As ambitious as they may seem, Ray-Ban Stories are also yet another example of how Facebook seemingly can't help but imitate Snapchat, which has been dabbling in smart glasses since 2016. Even their name hearkens back to the social story format that Snap kicked off and was later copied by Facebook, Instagram and pretty much every other social media outfit. But at this point, I don't think Facebook cares if everyone calls them copycats if it ultimately leads to more engagement.
After testing out the Ray-Ban Stories for a few days, I found them far more compelling than any smart glasses today. They don't look as goofy as the Snap Spectacles, and they're far more comfortable to wear than Bose and Amazon's Frames. I could only use the Stories in limited situations though, since I need prescription lenses to actually see well.
Still, I was surprised by how smooth video footage looked; it reminded me of YouTube professionals like J. Kenji Lopez-Alt who use head-mounted GoPros. It was also nice to have both hands free to capture fleeting moments of play with my daughter. I was less impressed with the Stories' photo quality, but I suppose it could be useful if you wanted to take a pic without pulling out your phone. You can import your photos and videos from the smart glasses into Facebook View, a new app that lets you quickly edit your media and share it to practically every social media site (yes, even Snapchat!).
While I didn't expect much when it comes to audio playback, the Stories surprised me with sound that was good enough for listening to light tunes or podcasts. I could see them being particularly useful while jogging or biking outdoors, where you want to maintain situational awareness. During the day, I'm never too far from my wireless earbuds, but being able to get a bit of audio from my glasses in a pinch could be genuinely useful.
To control the Ray-Ban Stories, you can either invoke the Facebook assistant by saying "Hey Facebook" or by tapping the button on the right arm, or swiping on the side touchpad. Personally, I never want to be caught in public talking to Facebook, so I mostly relied on touch controls. But the voice controls worked just fine during the few occasions when nobody could hear my shame.
While they're not exactly perfect, the Ray-Ban Stories are the first smart glasses I'd recommend to someone looking for a pair. But the Facebook of it all is still concerning.
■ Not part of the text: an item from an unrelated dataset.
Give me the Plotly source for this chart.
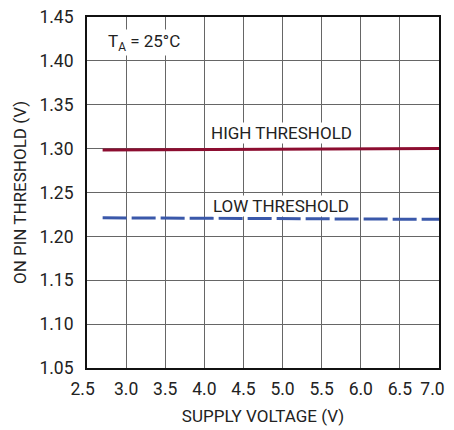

While the company says the glasses will only collect basic information to be functional — things like the battery level, your Facebook login and Wi-Fi details — who knows how that'll change as its future smart glasses become more fully featured. Perhaps that's why there's no Facebook branding on the Ray-Ban Stories case and frames: It's probably better if people forget these are also Facebook-powered products.
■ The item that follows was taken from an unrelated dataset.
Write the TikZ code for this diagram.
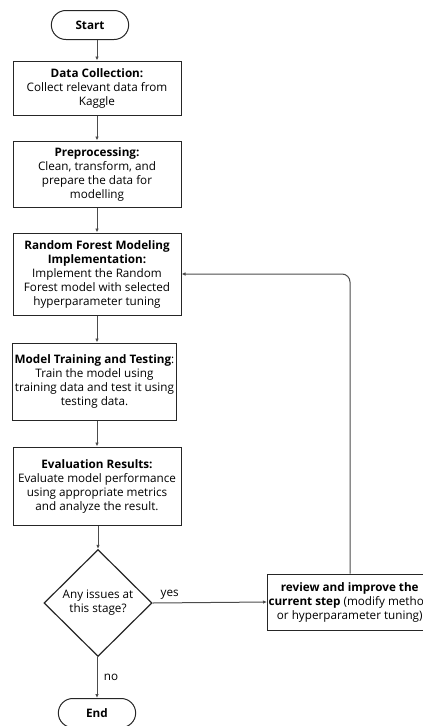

You'll be able to buy Ray-Ban Stories today in 20 different styles in the US, Australia, Canada, Ireland, Italy and the UK. Even though the Ray-Ban Stories may seem to have limited availability right now, Facebook and Luxottica have a multi-year partnership that will result in even more products. It's likely that true AR glasses, which can display information on your lenses, aren't far off. And you can be sure of that, since Snapchat has already shown off its own AR Spectacles.